Brand, 43, expresses frustration that the decision-makers in Washington didn't ask their Western comrades about alternatives, such as producing the show for less than its $2.5-million budget. Jeff Hansen, program director at KUOW in Seattle, questioned NPR's strategy of continuing to build its Internet presence while cutting "radio production, which is what we excel in."
Ellen Weiss, NPR's senior vice president for news, called herself a "huge fan" of "Day to Day" and said she regrets having to make any cut. But she said the network decided against across-the-board reductions that would have weakened many programs, particularly the network's signature "Morning Edition" and "All Things Considered."
With NPR's remaining stable of eight reporters in Culver City and correspondents in places including Tucson and Denver, Weiss argued that the network maintains a strong Western presence.

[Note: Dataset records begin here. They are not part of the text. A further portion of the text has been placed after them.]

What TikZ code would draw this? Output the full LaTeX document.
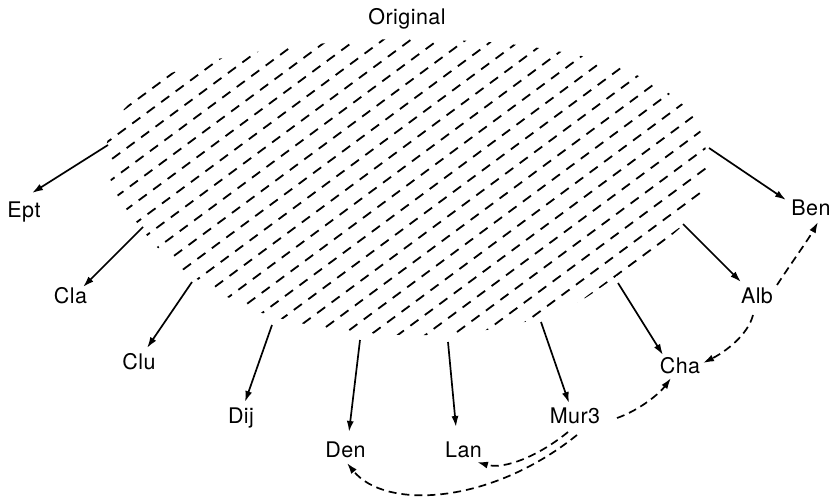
\documentclass[tikz,border=0pt]{standalone}
\usepackage{fontspec}
\setmainfont{TeX Gyre Heros}[LetterSpace=2]
\usetikzlibrary{arrows.meta,calc}
\begin{document}
\begin{tikzpicture}[x=1pt,y=-1pt,
  lbl/.style={font=\fontsize{21.5}{25}\selectfont, anchor=base, inner sep=0pt},
  solidarrow/.style={line width=1.7pt, -{Latex[length=11pt,width=7pt]}},
  dasharrow/.style={line width=1.7pt, dash pattern=on 8pt off 5pt, -{Latex[length=11pt,width=7pt]}},
  hatch/.style={line width=1.8pt, dash pattern=on 10pt off 8pt}]
\useasboundingbox (0,0) rectangle (832,500);

% hatched region
\begin{scope}
\clip plot[smooth cycle] coordinates {(128,105) (165,76) (210,61) (250,53) (300,46) (350,41) (400,39) (450,40) (500,43) (545,49) (590,58) (625,70) (660,87) (688,110) (703,138) (707,165) (702,192) (686,222) (652,251) (617,276) (575,304) (528,321) (480,331) (430,335) (380,334) (335,329) (295,322) (262,313) (237,302) (208,286) (178,266) (155,245) (138,224) (120,200) (109,175) (106,150) (112,127)};
\foreach \k in {0,...,26} {
  \pgfmathsetmacro\cc{201+20.4*\k}
  \pgfmathtruncatemacro\ph{mod(7*\k,18)}
  \draw[hatch, dash phase=\ph pt] (80,\cc-0.74*80) -- (730,\cc-0.74*730);
}
\end{scope}

% labels
\node[lbl] (Orig) at (407,25) {Original};
\node[lbl] (Ept) at (24,217) {Ept};
\node[lbl] (Cla) at (70.5,303) {Cla};
\node[lbl] (Clu) at (139,369) {Clu};
\node[lbl] (Dij) at (241,423) {Dij};
\node[lbl] (Den) at (345.5,457) {Den};
\node[lbl] (Lan) at (463.5,457) {Lan};
\node[lbl] (Mur) at (575,423) {Mur3};
\node[lbl] (Cha) at (680,373) {Cha};
\node[lbl] (Alb) at (757,303) {Alb};
\node[lbl] (Ben) at (811,215) {Ben};

% start points on the hatched region
\coordinate (sEpt) at (108,145);
\coordinate (sCla) at (143,227);
\coordinate (sClu) at (192,282);
\coordinate (sDij) at (272,325);
\coordinate (sDen) at (360,340);
\coordinate (sLan) at (448,342);
\coordinate (sMur) at (541,322);
\coordinate (sCha) at (618,283);
\coordinate (sAlb) at (683,224);
\coordinate (sBen) at (709,148);

% solid arrows
\draw[solidarrow] (sEpt) -- ([shift={(8,-24)}]Ept.base);
\draw[solidarrow] (sCla) -- ([shift={(12.5,-16)}]Cla.base);
\draw[solidarrow] (sClu) -- ([shift={(8,-21)}]Clu.base);
\draw[solidarrow] (sDij) -- ([shift={(4,-21)}]Dij.base);
\draw[solidarrow] (sDen) -- ([shift={(3.5,-25)}]Den.base);
\draw[solidarrow] (sLan) -- ([shift={(-7.5,-30)}]Lan.base);
\draw[solidarrow] (sMur) -- ([shift={(-6,-20)}]Mur.base);
\draw[solidarrow] (sCha) -- ([shift={(-17,-18)}]Cha.base);
\draw[solidarrow] (sAlb) -- ([shift={(-16,-21)}]Alb.base);
\draw[solidarrow] (sBen) -- ([shift={(-25,-15)}]Ben.base);

% dashed arrows
\draw[dasharrow] ([shift={(20,-18)}]Alb.base) .. controls +(15,-23) and +(-10,18) .. ([shift={(7,7)}]Ben.base);
\draw[dasharrow] ([shift={(-4,12)}]Alb.base) .. controls +(-5,20) and +(22,-11) .. ([shift={(23,-10)}]Cha.base);
\draw[dasharrow] ([shift={(42,-5)}]Mur.base) .. controls +(23,-8) and +(-11,15) .. ([shift={(-9,5)}]Cha.base);
\draw[dasharrow] ([shift={(-7,9)}]Mur.base) .. controls +(-28,23) and +(28,8) .. ([shift={(13.5,5)}]Lan.base);
\draw[dasharrow] ([shift={(2,12)}]Mur.base) .. controls +(-87,70) and +(38,47) .. ([shift={(1.5,6)}]Den.base);
\end{tikzpicture}
\end{document}
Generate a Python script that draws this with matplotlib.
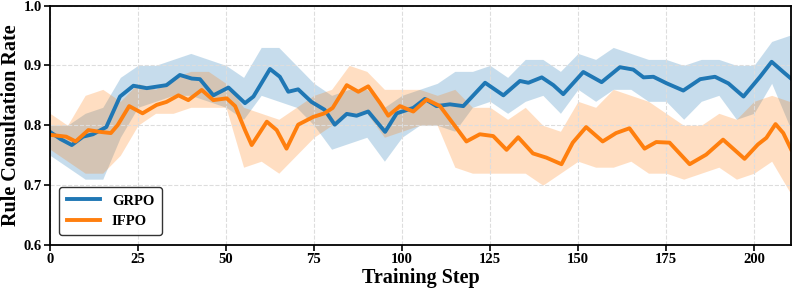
import numpy as np
import matplotlib.pyplot as plt

plt.rcParams['font.family'] = ['Liberation Serif', 'DejaVu Serif']
plt.rcParams['font.weight'] = 'bold'

# smoothed mean curves
grpo_steps = [0, 3, 6.2, 9.4, 12.2, 16, 19.9, 23.7, 27.5, 33.1, 36.9, 40.3, 42.6, 46.4,
              50.7, 55.4, 57.8, 62.5, 65.3, 67.7, 70.5, 74.3, 78, 80.9, 84.3, 87.1,
              90.4, 95.2, 98.5, 103.2, 106.5, 109.8, 113.6, 117.4, 123.6, 128.8,
              133.5, 135.9, 139.7, 143, 145.8, 151.5, 156.7, 161.9, 165.7, 168.6,
              171.4, 175.2, 179.9, 184.7, 188.9, 192.7, 197, 201.7, 205, 208.3, 210.5]
grpo_mean = [0.789, 0.777, 0.767, 0.781, 0.785, 0.797, 0.848, 0.866, 0.862, 0.867,
             0.884, 0.878, 0.877, 0.850, 0.863, 0.837, 0.848, 0.894, 0.881, 0.856,
             0.860, 0.839, 0.826, 0.801, 0.819, 0.816, 0.823, 0.789, 0.820, 0.829,
             0.844, 0.832, 0.835, 0.832, 0.871, 0.850, 0.874, 0.871, 0.880, 0.867,
             0.852, 0.889, 0.872, 0.897, 0.893, 0.880, 0.881, 0.870, 0.858, 0.877,
             0.881, 0.870, 0.848, 0.881, 0.906, 0.889, 0.878]

ifpo_steps = [0, 4.6, 7.3, 10.9, 14.2, 17.3, 19.2, 22.5, 26.3, 30.3, 33.1, 36.5, 39.3,
              43.1, 46.4, 50.2, 52.6, 55.4, 57.3, 61.6, 64.4, 67.2, 70.5, 74.8, 78,
              80.3, 84.3, 87.6, 90.4, 93.8, 96.1, 99.4, 103.2, 107, 110.8, 114.5,
              118.3, 122.1, 125.9, 129.7, 133, 137.2, 141, 145.3, 148.5, 152.3, 157,
              160.8, 164.6, 168.9, 172.2, 176, 181.7, 186.4, 191.2, 197.3, 201.1,
              203.5, 206.1, 208.3, 210.5]
ifpo_mean = [0.784, 0.781, 0.773, 0.792, 0.789, 0.787, 0.800, 0.832, 0.820, 0.834,
             0.839, 0.850, 0.842, 0.859, 0.842, 0.845, 0.832, 0.792, 0.767, 0.806,
             0.792, 0.761, 0.801, 0.814, 0.820, 0.829, 0.867, 0.856, 0.865, 0.837,
             0.816, 0.832, 0.823, 0.843, 0.832, 0.803, 0.773, 0.785, 0.782, 0.759,
             0.780, 0.753, 0.746, 0.735, 0.771, 0.797, 0.773, 0.787, 0.795, 0.761,
             0.772, 0.771, 0.735, 0.751, 0.776, 0.744, 0.768, 0.779, 0.802, 0.787,
             0.760]

# variability bands
band_steps = list(range(0, 211, 5)) + [210.5]
grpo_hi = [0.80, 0.80, 0.82, 0.83, 0.88, 0.90, 0.90, 0.91, 0.92, 0.91, 0.90, 0.88,
           0.93, 0.93, 0.90, 0.87, 0.85, 0.86, 0.86, 0.83, 0.85, 0.86, 0.87, 0.89,
           0.89, 0.90, 0.88, 0.91, 0.91, 0.89, 0.92, 0.91, 0.93, 0.92, 0.91, 0.91,
           0.90, 0.91, 0.91, 0.90, 0.90, 0.94, 0.95, 0.95]
grpo_lo = [0.75, 0.73, 0.71, 0.71, 0.78, 0.83, 0.84, 0.85, 0.85, 0.84, 0.83, 0.81,
           0.85, 0.84, 0.83, 0.80, 0.76, 0.77, 0.78, 0.74, 0.78, 0.80, 0.80, 0.79,
           0.83, 0.84, 0.82, 0.84, 0.85, 0.82, 0.86, 0.84, 0.86, 0.86, 0.84, 0.84,
           0.81, 0.84, 0.85, 0.81, 0.82, 0.87, 0.80, 0.80]
ifpo_hi = [0.82, 0.80, 0.85, 0.86, 0.84, 0.87, 0.86, 0.88, 0.89, 0.89, 0.87, 0.83,
           0.82, 0.81, 0.83, 0.85, 0.86, 0.90, 0.89, 0.86, 0.86, 0.86, 0.85, 0.86,
           0.83, 0.83, 0.81, 0.83, 0.80, 0.79, 0.84, 0.83, 0.86, 0.85, 0.84, 0.82,
           0.80, 0.80, 0.82, 0.81, 0.84, 0.85, 0.84, 0.84]
ifpo_lo = [0.76, 0.74, 0.72, 0.72, 0.75, 0.80, 0.82, 0.82, 0.83, 0.83, 0.83, 0.73,
           0.74, 0.72, 0.75, 0.78, 0.80, 0.82, 0.82, 0.78, 0.79, 0.80, 0.80, 0.73,
           0.72, 0.72, 0.72, 0.72, 0.70, 0.72, 0.74, 0.73, 0.73, 0.74, 0.72, 0.72,
           0.71, 0.72, 0.73, 0.71, 0.72, 0.74, 0.69, 0.69]

fig = plt.figure(figsize=(7.93, 2.90), dpi=100)
ax = fig.add_axes([0.063, 0.155, 0.9345, 0.826])

blue = '#1f77b4'
orange = '#ff7f0e'

ax.fill_between(band_steps, grpo_lo, grpo_hi, color=blue, alpha=0.25, lw=0)
ax.fill_between(band_steps, ifpo_lo, ifpo_hi, color=orange, alpha=0.25, lw=0)
ax.plot(grpo_steps, grpo_mean, color=blue, lw=2.8, label='GRPO')
ax.plot(ifpo_steps, ifpo_mean, color=orange, lw=2.8, label='IFPO')

ax.set_xlim(0, 210.5)
ax.set_ylim(0.6, 1.0)
ax.set_xticks([0, 25, 50, 75, 100, 125, 150, 175, 200])
ax.set_yticks([0.6, 0.7, 0.8, 0.9, 1.0])
ax.grid(True, ls='--', color='#dddddd', lw=0.8)
ax.tick_params(labelsize=10.5, width=1.2, length=4, pad=2)
for lab in ax.get_xticklabels() + ax.get_yticklabels():
    lab.set_fontweight('bold')
for s in ax.spines.values():
    s.set_linewidth(1.3)
    s.set_color('black')

ax.set_xlabel('Training Step', fontsize=14.5, fontweight='bold', labelpad=1)
ax.set_ylabel('Rule Consultation Rate', fontsize=14.5, fontweight='bold', labelpad=2)

leg = ax.legend(loc='lower left', fontsize=10.5, handlelength=2.3, frameon=True,
                borderpad=0.5, handletextpad=0.8, bbox_to_anchor=(0.003, 0.01))
leg.get_frame().set_edgecolor('black')
leg.get_frame().set_linewidth(1.0)
for t in leg.get_texts():
    t.set_fontweight('bold')

plt.savefig('out.png', dpi=100)
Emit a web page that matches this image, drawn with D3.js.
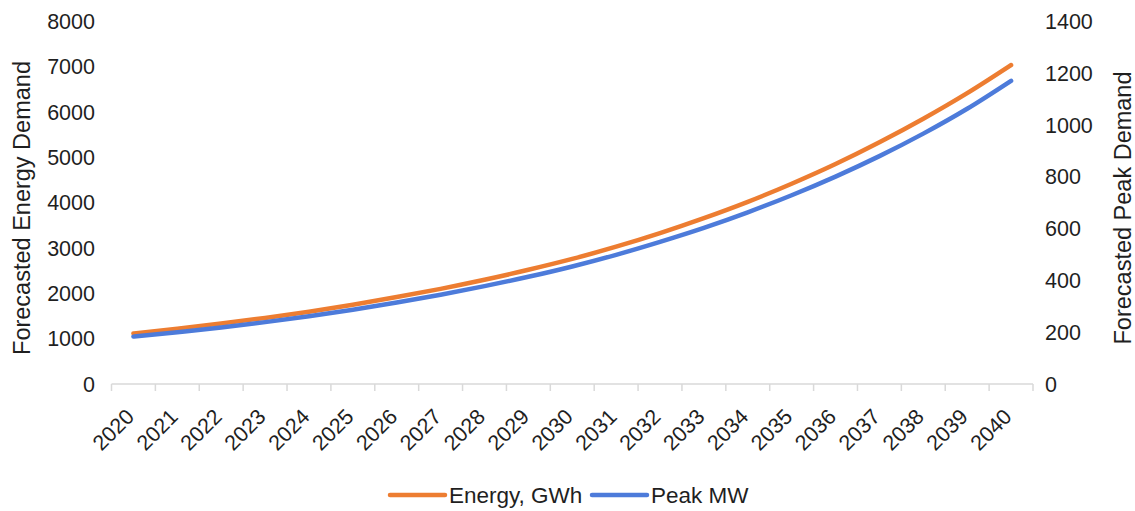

She called the fact Montagne continues to co-host "Morning Edition" from NPR West "the biggest statement we can make to being a national program."
It seems to me the biggest statement about a commitment to the West would have been to keep nurturing "Day to Day." Now, the best hope for salvaging the program is in local hands, as Southern California Public Radio President Bill Davis has gone hunting for benefactors to air a sort of " 'Daughter of Day to Day.' " Davis, who runs KPCC, figures he would need $500,000 a year for two years.
That seems like a small price to pay for a voice that was as unpredictable and distinctive as the West.